Acknowledging this, the Committee points to a 2020 study by the Centre for Better Ageing which argues: “the intergenerational ‘fairness’ narrative often ignores the fact that there is inequality within generations too.

“This creates an inaccurate sense of competition for resources between generations, rather than between the wealthy and the poor. Generations then become proxies for either wealth or poverty, and the true picture of inequality is hidden.”

Sarah Owen, Women and Equalities Committee chair and Labour MP for Luton North (PA) (PA Archive)

There are around 1.9 million pensioners living in poverty in the UK, a recent report from the Joseph Rowntree Foundation found – around 14 per cent of all pensioners.
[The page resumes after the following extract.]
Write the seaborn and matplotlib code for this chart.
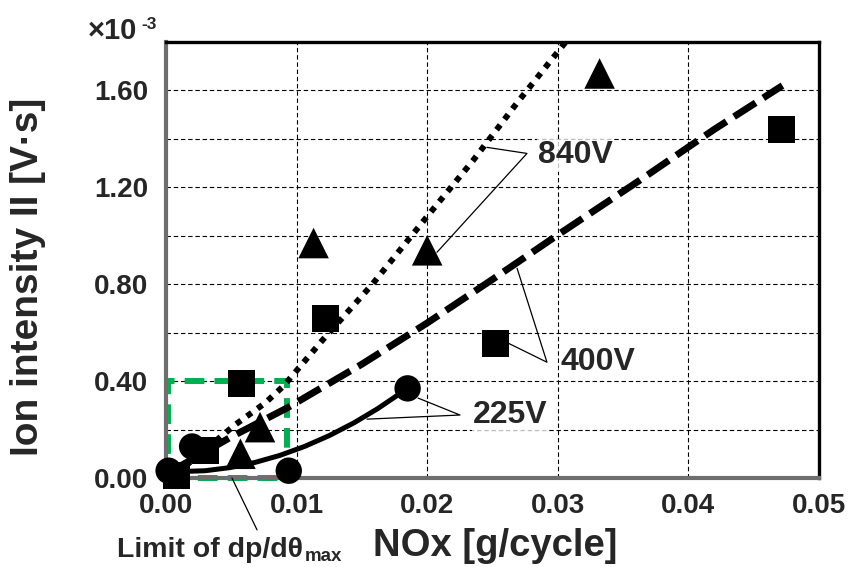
import matplotlib
matplotlib.use("Agg")
import matplotlib.pyplot as plt
from matplotlib.patches import Rectangle
from matplotlib.ticker import FixedLocator
import seaborn as sns

# ---- measured points (NOx in g/cycle, ion intensity in x10^-3 V·s) ----
nox_840 = [0.0057, 0.0072, 0.0113, 0.0200, 0.0332]
ion_840 = [0.10, 0.21, 0.97, 0.94, 1.67]

nox_400 = [0.0008, 0.0030, 0.0058, 0.0122, 0.0252, 0.0471]
ion_400 = [0.01, 0.115, 0.39, 0.66, 0.555, 1.44]

nox_225 = [0.0002, 0.0020, 0.0094, 0.0185]
ion_225 = [0.03, 0.13, 0.03, 0.37]

# ---- trend curves through each voltage group ----
trend_840_x = [0.0015, 0.0053, 0.0076, 0.0090, 0.0120, 0.0158, 0.0200, 0.0235, 0.0269, 0.0306]
trend_840_y = [0.05, 0.22, 0.31, 0.38, 0.57, 0.80, 1.08, 1.31, 1.55, 1.80]

trend_400_x = [0.0008, 0.0050, 0.0093, 0.0150, 0.0200, 0.0250, 0.0299, 0.0363, 0.0420, 0.0472]
trend_400_y = [0.04, 0.17, 0.29, 0.47, 0.64, 0.82, 1.00, 1.23, 1.44, 1.62]

trend_225_x = [0.0002, 0.0030, 0.0049, 0.0068, 0.0087, 0.0106, 0.0125, 0.0144, 0.0162, 0.0185]
trend_225_y = [0.025, 0.030, 0.043, 0.064, 0.093, 0.130, 0.175, 0.228, 0.286, 0.370]

# ---- axis ticks ----
x_ticks = [0.00, 0.01, 0.02, 0.03, 0.04, 0.05]
x_tick_labels = ["0.00", "0.01", "0.02", "0.03", "0.04", "0.05"]
y_ticks = [0.0, 0.4, 0.8, 1.2, 1.6]
y_tick_labels = ["0.00", "0.40", "0.80", "1.20", "1.60"]
y_minor = [0.2, 0.6, 1.0, 1.4]

# region where dp/dθmax limits the measurement
limit_box = (0.0, 0.0, 0.0093, 0.40)

sns.set_style("white")
plt.rcParams["font.family"] = ["Liberation Sans", "DejaVu Sans"]
plt.rcParams["font.weight"] = "bold"

fig = plt.figure(figsize=(8.52, 5.67), dpi=100)
ax = fig.add_axes([166 / 852, 1 - 478 / 567, 653 / 852, 436 / 567])

# trend lines
sns.lineplot(x=trend_840_x, y=trend_840_y, ax=ax, color="black", lw=4.3,
             linestyle=(0, (1.0, 1.2)), sort=False, estimator=None, zorder=3)
sns.lineplot(x=trend_400_x, y=trend_400_y, ax=ax, color="black", lw=5.0,
             linestyle=(0, (3.7, 1.3)), sort=False, estimator=None, zorder=3)
sns.lineplot(x=trend_225_x, y=trend_225_y, ax=ax, color="black", lw=3.6,
             linestyle="-", sort=False, estimator=None, zorder=3)

# measured points
sns.scatterplot(x=nox_840, y=ion_840, ax=ax, marker="^", s=22 ** 2,
                color="black", edgecolor="none", clip_on=False, zorder=4)
sns.scatterplot(x=nox_400, y=ion_400, ax=ax, marker="s", s=19.5 ** 2,
                color="black", edgecolor="none", clip_on=False, zorder=4)
sns.scatterplot(x=nox_225, y=ion_225, ax=ax, marker="o", s=19 ** 2,
                color="black", edgecolor="none", clip_on=False, zorder=4)

ax.set_xlim(0, 0.05)
ax.set_ylim(0, 1.8)

ax.set_xticks(x_ticks)
ax.set_xticklabels(x_tick_labels)
ax.set_yticks(y_ticks)
ax.set_yticklabels(y_tick_labels)
ax.yaxis.set_minor_locator(FixedLocator(y_minor))
ax.tick_params(which="both", length=0, labelsize=20)
ax.tick_params(axis="y", pad=13)
ax.tick_params(axis="x", pad=11)

ax.set_axisbelow(True)
ax.grid(True, which="both", color="black", lw=0.8, linestyle=(0, (4, 2.5)))

for side in ("top", "right"):
    ax.spines[side].set_color("black")
    ax.spines[side].set_linewidth(2.4)
for side in ("left", "bottom"):
    ax.spines[side].set_color("#6e6e6e")
    ax.spines[side].set_linewidth(3.0)

# dashed green box marking the limit region
bx, by, bw, bh = limit_box
ax.add_patch(Rectangle((bx + 0.00015, by), bw - 0.00015, bh, fill=False,
                       edgecolor="#00B050", lw=4.3,
                       linestyle=(0, (3.3, 1.7)), zorder=2, clip_on=False))

# axis titles
ax.set_xlabel("NOx [g/cycle]", fontsize=27.5, fontweight="bold")
ax.xaxis.set_label_coords(0.504, -0.155)
ax.xaxis.label.set_verticalalignment("center")
ax.set_ylabel("Ion intensity II [V·s]", fontsize=28, fontweight="bold")
ax.yaxis.set_label_coords(-0.212, 0.461)
ax.yaxis.label.set_verticalalignment("center")

# exponent marker above the y axis
t_exp = fig.text(88 / 852, 1 - 39 / 567, "×10", fontsize=21,
                 fontweight="bold", ha="left", va="baseline")
ax.annotate("-3", xy=(1, 1), xycoords=t_exp, xytext=(3, 0),
            textcoords="offset points", fontsize=12.5, fontweight="bold",
            ha="left", va="top")

# voltage callouts
box = dict(facecolor="white", edgecolor="none", alpha=0.75, pad=1)
line_kw = dict(color="black", lw=0.9, zorder=5)

ax.plot([0.02458, 0.02764, 0.02075], [1.365, 1.340, 0.932], **line_kw)
ax.text(0.02848, 1.332, "840V", fontsize=23, fontweight="bold",
        ha="left", va="center", bbox=box, zorder=1)

ax.plot([0.02688, 0.02917, 0.02619], [0.866, 0.478, 0.557], **line_kw)
ax.text(0.03017, 0.478, "400V", fontsize=23, fontweight="bold",
        ha="left", va="center", bbox=box, zorder=1)

ax.plot([0.0193, 0.02251, 0.01539], [0.330, 0.260, 0.243], **line_kw)
ax.text(0.02351, 0.260, "225V", fontsize=23, fontweight="bold",
        ha="left", va="center", bbox=box, zorder=1)

# limit label below the axis
ax.plot([0.00505, 0.00697], [0.0, -0.214], color="black", lw=0.9,
        clip_on=False, zorder=5)
t_lim = fig.text(117 / 852, 1 - 557 / 567, "Limit of dp/dθ", fontsize=20.5,
                 fontweight="bold", ha="left", va="baseline")
ax.annotate("max", xy=(1, 0), xycoords=t_lim, xytext=(1, -1.5),
            textcoords="offset points", fontsize=13.5, fontweight="bold",
            ha="left", va="bottom")

fig.savefig("out.png", dpi=100)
The stereotype which depicts older people as “frail, helpless or incompetent” is also damaging, the committee found, and adds that the previous government failed to adequately address digital exclusion amongst older people as services like banking increasingly moved online.

The group says it wants to see a crackdown on these stereotypes in the media by watchdogs like the Advertising Standards Authority and Ofcom.

Committee chairwoman Sarah Owen, Labour MP for Luton North, commented that greater enforcement is needed to combat the UK’s “pervasively ageist culture.”

She said: “It is a considerable failure of government that the digital inclusion strategy has not been updated, nor progress tracked, for a decade.

“Ultimately much more must be done to tackle ageist attitudes and discrimination across society, including in access to healthcare, local services, banking and transport.”